6. Strength of Canonical Structures and Limitations

The canonical monoidal closed structure may not always admit compatible strengths for all monads. For instance, the Giry monad $\mathcal{G}$ on $(\mathrm{Meas}, \otimes, 1)$ admits no strength with respect to the canonical symmetric monoidal closed structure:

• Strength Obstruction: Although the candidate transformation $$G_{X,Y}: \mathrm{Meas}(X, Y) \to \mathrm{Meas}(\mathcal{G} X, \mathcal{G} Y)$$ exists, it fails to be measurable with respect to the internal hom $\sigma$-algebras.

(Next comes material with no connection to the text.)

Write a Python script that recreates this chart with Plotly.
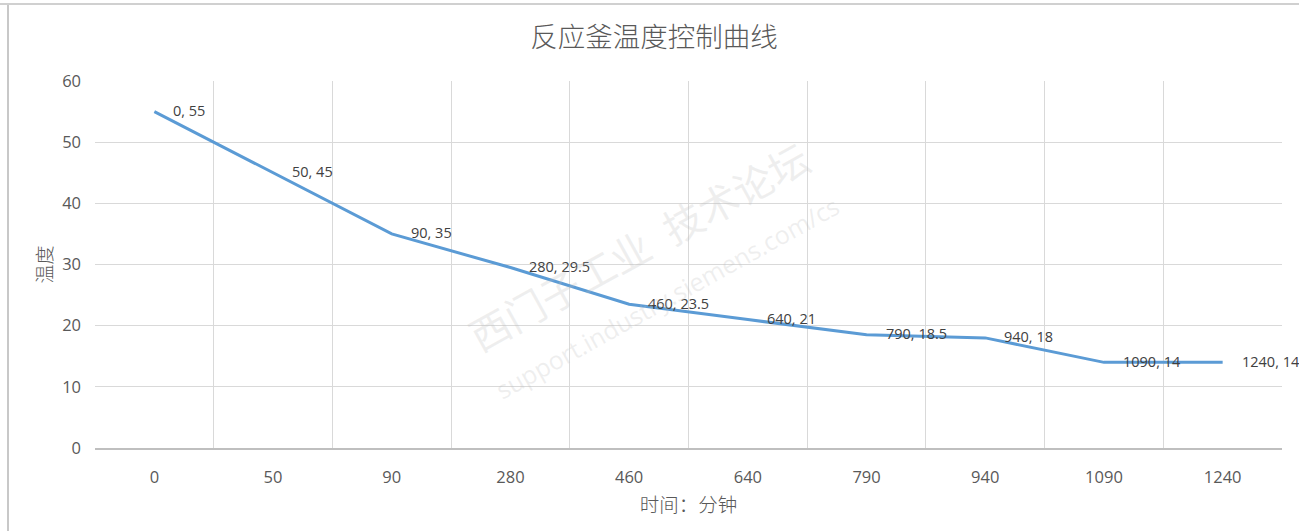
import plotly.graph_objects as go

# Data
minutes = ["0", "50", "90", "280", "460", "640", "790", "940", "1090", "1240"]
temps = [55, 45, 35, 29.5, 23.5, 21, 18.5, 18, 14, 14]
y_ticks = [0, 10, 20, 30, 40, 50, 60]

title_text = "反应釜温度控制曲线"
x_title = "时间：分钟"
y_title = "温度"

W, H = 1299, 531
L, R, T, B = 95, 17, 81, 83

font_num = "Open Sans, Noto Sans CJK SC, sans-serif"
font_cjk = "Noto Sans CJK SC, sans-serif"

fig = go.Figure()
fig.add_trace(go.Scatter(
    x=minutes, y=temps, mode="lines",
    line=dict(color="#5B9BD5", width=3),
    hoverinfo="x+y", showlegend=False,
))

annotations = []
for i, (m, t) in enumerate(zip(minutes, temps)):
    annotations.append(dict(
        x=i, y=t, xref="x", yref="y",
        text=f"{m}, {t:g}", showarrow=False,
        xanchor="left", yanchor="middle", xshift=17, yshift=1,
        font=dict(family=font_num, size=14.5, color="#404040"),
    ))

pw, ph = W - L - R, H - T - B
def px(xp):
    return (xp - L) / pw
def py(yp):
    return 1 - (yp - T) / ph

# watermark
annotations.append(dict(
    x=px(650), y=py(268),
    xref="paper", yref="paper",
    text="西门子工业  技术论坛<br><span style='font-size:25px'>support.industry.siemens.com/cs</span>",
    showarrow=False, textangle=-29,
    font=dict(family=font_num, size=40, color="rgba(190,190,190,0.25)"),
))

fig.update_layout(
    width=W, height=H,
    margin=dict(l=L, r=R, t=T, b=B),
    paper_bgcolor="white", plot_bgcolor="white",
    title=dict(text=title_text, x=654 / W, xref="container", xanchor="center",
               y=1 - 37 / H, yref="container", yanchor="middle",
               font=dict(family=font_cjk, size=27.5, color="#595959", weight=300)),
    annotations=annotations,
    xaxis=dict(
        type="category", tickson="boundaries",
        range=[-0.5, len(minutes) - 0.5],
        showgrid=True, gridcolor="#D9D9D9", gridwidth=1.2,
        showline=True, linecolor="#BFBFBF", linewidth=1.5,
        ticks="", ticklabelstandoff=13,
        tickfont=dict(family=font_num, size=16.5, color="#595959"),
        title=dict(text=x_title, standoff=12,
                   font=dict(family=font_cjk, size=19.5, color="#595959", weight=300)),
        zeroline=False, fixedrange=True,
    ),
    yaxis=dict(
        range=[0, 60], tickvals=y_ticks,
        showgrid=True, gridcolor="#D9D9D9", gridwidth=1.2,
        showline=False, zeroline=False,
        ticks="", ticklabelstandoff=13,
        tickfont=dict(family=font_num, size=16.5, color="#595959"),
        title=dict(text=y_title, standoff=4,
                   font=dict(family=font_cjk, size=19, color="#595959", weight=300)),
        fixedrange=True,
    ),
)

# chart-area border remnants (spreadsheet frame)
fig.add_shape(type="line", xref="paper", yref="paper",
              x0=px(8), x1=px(8), y0=py(5), y1=py(H), line=dict(color="#C8C8C8", width=2))
fig.add_shape(type="line", xref="paper", yref="paper",
              x0=px(0), x1=px(W), y0=py(4), y1=py(4), line=dict(color="#D0D0D0", width=2))

fig.write_html("out.html", config={"displayModeBar": False},
               post_script="document.body.style.margin='0';document.body.style.overflow='hidden';")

Explicitly, the problem arises because certain inverse images under $G_{X,Y}$ do not belong to the generating $\sigma$-algebra, especially when functions differ only on null sets—a condition not detectable by pointwise evaluation, thus violating required measurability.
• Implication: The Giry monad is commutative strong for the cartesian monoidal structure but not for the canonical symmetric monoidal closed structure (Sato, 2016).

A plausible implication is that canonicity of the monoidal structure does not guarantee compatibility with all algebraic constructions or monads; each case must be examined with respect to the underlying coherence and measurability or exactness requirements.

7. Significance and Applications

Canonical monoidal categories supply the concrete and universal setting for categorical constructions in theoretical computer science, quantum mechanics, algebra, and probability theory. Structures such as the Eilenberg–Moore and Kleisli categories, Serre quotients, commutative graded monads, and their canonical monoidal structures underpin modern approaches to semantics, duality, and module theory. The universality and formality of these constructions ensure their adaptability and robustness for categorical abstraction, but with precise limitations illustrated by instances such as the non-strength of the Giry monad.

The role of canonical monoidal categories in organizing categorical tensor products, internal homs, and adjunctions remains central for the ongoing development of categorical structures with universal properties.